Aprender a escuchar permite sensibilizarnos para la escucha del otro; meditar permite reconocerse mejor a uno mismo y ser más sensible al tan vital conocimiento del otro en su alteridad. El hecho de observar el funcionamiento de su propio ego, ayuda a relativizarlo para abrirse a los otros y para comprender, incluso, que nos debemos los unos a los otros, que todo aislamiento que produce el ego, como una burbuja, es en verdad una ilusión, una burbuja de egoísmo que tiene que estallar para asomarnos, para abrirnos al altruismo.

Es verdad, concluyendo este ensayo, que estas líneas no se leerán sin provocar la impresión de que son «idealistas». El mal en este mundo, las fuerzas que generan guerras y pretenden justificar lo injustificable son tan potentes que parece ser condenado a continuar así.

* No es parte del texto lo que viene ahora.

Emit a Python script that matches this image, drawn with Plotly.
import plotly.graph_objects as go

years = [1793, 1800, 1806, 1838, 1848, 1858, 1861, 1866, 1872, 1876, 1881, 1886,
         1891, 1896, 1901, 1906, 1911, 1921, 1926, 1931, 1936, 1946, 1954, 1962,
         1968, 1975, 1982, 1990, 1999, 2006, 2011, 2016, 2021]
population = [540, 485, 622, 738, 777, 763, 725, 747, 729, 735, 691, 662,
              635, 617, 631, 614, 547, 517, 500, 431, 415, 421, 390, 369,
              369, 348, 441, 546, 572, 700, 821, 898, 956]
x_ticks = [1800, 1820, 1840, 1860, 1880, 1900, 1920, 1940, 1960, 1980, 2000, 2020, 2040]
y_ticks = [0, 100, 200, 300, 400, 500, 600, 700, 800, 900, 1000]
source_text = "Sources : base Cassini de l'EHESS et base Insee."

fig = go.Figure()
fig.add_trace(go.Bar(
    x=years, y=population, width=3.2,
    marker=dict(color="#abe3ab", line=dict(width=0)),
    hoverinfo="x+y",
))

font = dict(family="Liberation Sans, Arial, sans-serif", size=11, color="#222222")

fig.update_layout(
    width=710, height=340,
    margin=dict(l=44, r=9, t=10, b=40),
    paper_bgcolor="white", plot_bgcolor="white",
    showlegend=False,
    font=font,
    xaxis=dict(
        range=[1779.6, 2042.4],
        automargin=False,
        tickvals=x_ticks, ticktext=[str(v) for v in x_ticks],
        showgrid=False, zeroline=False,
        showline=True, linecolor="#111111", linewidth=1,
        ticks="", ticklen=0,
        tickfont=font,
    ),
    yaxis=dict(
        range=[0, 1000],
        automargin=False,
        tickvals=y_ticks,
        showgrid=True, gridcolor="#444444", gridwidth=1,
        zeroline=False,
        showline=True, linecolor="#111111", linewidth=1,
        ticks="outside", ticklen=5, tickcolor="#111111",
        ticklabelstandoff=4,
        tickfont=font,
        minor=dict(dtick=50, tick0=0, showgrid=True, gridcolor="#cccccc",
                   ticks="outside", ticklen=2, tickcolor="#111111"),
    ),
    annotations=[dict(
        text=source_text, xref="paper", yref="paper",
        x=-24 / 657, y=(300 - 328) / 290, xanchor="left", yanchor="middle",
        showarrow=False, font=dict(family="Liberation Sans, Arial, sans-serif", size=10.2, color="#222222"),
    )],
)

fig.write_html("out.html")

Al pensarlo bien, al meditarlo, podemos darnos cuenta de que hay un potencial inmenso en nosotros, que hay una luz más profunda o más alta que las oscuridades mentales que nos tapan la vista. Empoderándonos de este potencial nuestro, el desafío ya vislumbra ser a nuestro alcance en cuanto fuerza colectiva de nuestros ejercicios espirituales personales. Así que una respuesta muy positiva surge en cada corazón humano: al dejar atrás las ideologías religiosas con su insistencia en las deudas por pagar a un Dios, al reconocer nuestras limitaciones y vulnerabilidades, pero empoderándonos conscientemente del poder creativo que reside en nosotros mismos.

La fuerza del bien (como un láser súper-potente) elimina al final las distorsiones, incluso si diferido en el tiempo, la victoria del bien sobre todo género de mal, por ser intencionalmente dirigida por nuestra inteligencia colectiva, se vislumbra cierta, y esta convicción es parte del tesoro de las sabidurías de la Humanidad. Esta verdad es experimentada en la sabiduría de cada corazón humano; esta verdad universal estriba en nuestra Humanidad.

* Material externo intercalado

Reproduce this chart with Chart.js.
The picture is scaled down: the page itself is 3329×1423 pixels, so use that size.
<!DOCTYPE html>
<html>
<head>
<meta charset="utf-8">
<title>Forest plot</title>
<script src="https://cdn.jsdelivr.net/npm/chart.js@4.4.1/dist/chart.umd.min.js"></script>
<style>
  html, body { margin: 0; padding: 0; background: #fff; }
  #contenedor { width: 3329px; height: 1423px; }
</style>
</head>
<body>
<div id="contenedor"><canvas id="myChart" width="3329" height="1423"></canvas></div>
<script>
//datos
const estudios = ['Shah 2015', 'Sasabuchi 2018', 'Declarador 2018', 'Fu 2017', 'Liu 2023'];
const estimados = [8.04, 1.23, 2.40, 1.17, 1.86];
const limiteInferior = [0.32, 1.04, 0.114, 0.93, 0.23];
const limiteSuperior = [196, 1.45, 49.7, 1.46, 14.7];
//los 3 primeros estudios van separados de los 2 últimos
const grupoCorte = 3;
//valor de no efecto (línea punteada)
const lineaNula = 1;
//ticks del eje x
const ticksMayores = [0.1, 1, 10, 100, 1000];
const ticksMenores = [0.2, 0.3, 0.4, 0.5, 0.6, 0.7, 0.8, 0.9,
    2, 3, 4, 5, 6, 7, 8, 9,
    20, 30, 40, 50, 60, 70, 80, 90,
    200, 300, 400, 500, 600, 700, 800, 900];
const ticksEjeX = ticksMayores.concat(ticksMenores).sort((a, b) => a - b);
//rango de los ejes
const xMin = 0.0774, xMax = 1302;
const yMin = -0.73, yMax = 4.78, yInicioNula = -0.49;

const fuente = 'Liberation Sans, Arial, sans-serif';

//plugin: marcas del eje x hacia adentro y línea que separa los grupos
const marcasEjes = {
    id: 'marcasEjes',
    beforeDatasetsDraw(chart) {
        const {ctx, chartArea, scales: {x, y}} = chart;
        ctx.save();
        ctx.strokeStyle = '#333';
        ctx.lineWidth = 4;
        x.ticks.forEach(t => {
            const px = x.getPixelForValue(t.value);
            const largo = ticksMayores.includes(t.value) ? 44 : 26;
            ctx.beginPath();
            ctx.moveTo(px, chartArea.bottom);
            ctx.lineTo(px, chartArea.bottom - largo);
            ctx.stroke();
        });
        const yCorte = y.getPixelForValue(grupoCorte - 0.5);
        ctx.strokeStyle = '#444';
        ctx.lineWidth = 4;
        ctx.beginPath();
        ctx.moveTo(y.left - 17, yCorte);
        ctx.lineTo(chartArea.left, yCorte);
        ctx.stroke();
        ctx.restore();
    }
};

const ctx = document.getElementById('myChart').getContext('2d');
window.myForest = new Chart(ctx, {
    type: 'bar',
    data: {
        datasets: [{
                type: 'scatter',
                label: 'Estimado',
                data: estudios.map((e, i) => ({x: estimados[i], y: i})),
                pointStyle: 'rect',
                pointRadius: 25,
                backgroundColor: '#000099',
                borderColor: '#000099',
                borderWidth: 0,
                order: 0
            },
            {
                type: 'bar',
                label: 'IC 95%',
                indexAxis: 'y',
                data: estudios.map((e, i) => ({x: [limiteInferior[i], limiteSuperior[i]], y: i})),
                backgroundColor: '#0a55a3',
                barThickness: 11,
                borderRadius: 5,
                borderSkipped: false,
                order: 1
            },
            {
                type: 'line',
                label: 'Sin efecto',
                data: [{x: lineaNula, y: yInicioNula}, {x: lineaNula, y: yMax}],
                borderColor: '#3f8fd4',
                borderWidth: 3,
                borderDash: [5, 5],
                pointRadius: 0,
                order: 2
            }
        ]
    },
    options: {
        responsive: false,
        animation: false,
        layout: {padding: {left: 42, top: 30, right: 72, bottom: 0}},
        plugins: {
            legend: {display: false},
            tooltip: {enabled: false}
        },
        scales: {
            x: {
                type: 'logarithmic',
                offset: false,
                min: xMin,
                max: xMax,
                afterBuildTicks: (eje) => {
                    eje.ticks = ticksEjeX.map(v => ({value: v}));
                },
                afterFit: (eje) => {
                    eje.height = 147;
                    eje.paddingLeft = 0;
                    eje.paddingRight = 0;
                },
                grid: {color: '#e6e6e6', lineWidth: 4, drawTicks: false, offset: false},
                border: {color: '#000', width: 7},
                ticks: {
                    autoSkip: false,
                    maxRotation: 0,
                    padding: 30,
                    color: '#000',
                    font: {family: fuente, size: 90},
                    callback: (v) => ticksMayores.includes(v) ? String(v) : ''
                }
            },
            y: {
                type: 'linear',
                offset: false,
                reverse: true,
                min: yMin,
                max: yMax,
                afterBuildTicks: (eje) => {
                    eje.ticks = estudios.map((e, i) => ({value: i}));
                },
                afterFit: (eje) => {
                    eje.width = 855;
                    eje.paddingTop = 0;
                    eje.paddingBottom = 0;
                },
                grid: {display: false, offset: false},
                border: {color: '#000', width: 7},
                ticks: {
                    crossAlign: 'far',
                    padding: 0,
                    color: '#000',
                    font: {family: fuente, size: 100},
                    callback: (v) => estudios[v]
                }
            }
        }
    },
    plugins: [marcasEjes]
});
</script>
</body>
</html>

El deseo del bien común, de la felicidad compartida, nos habita en nuestras entrañas como seres humanos. Antes de poder verlo realizado al nivel político, ya tenemos una responsabilidad en común, nosotros, como «familia humana», al vivenciar la espiritualidad personal, cada uno de forma única e irrepetible, conectados por unos lazos de inter-espiritualidad que nos permite comunicarnos en el espacio público común que nos garantiza y brinda la laicidad. El soplo para comprender, para sentir, para respirar, para saborearlo es lo que llamamos espiritualidad: ¡única garante de nuestra libertad!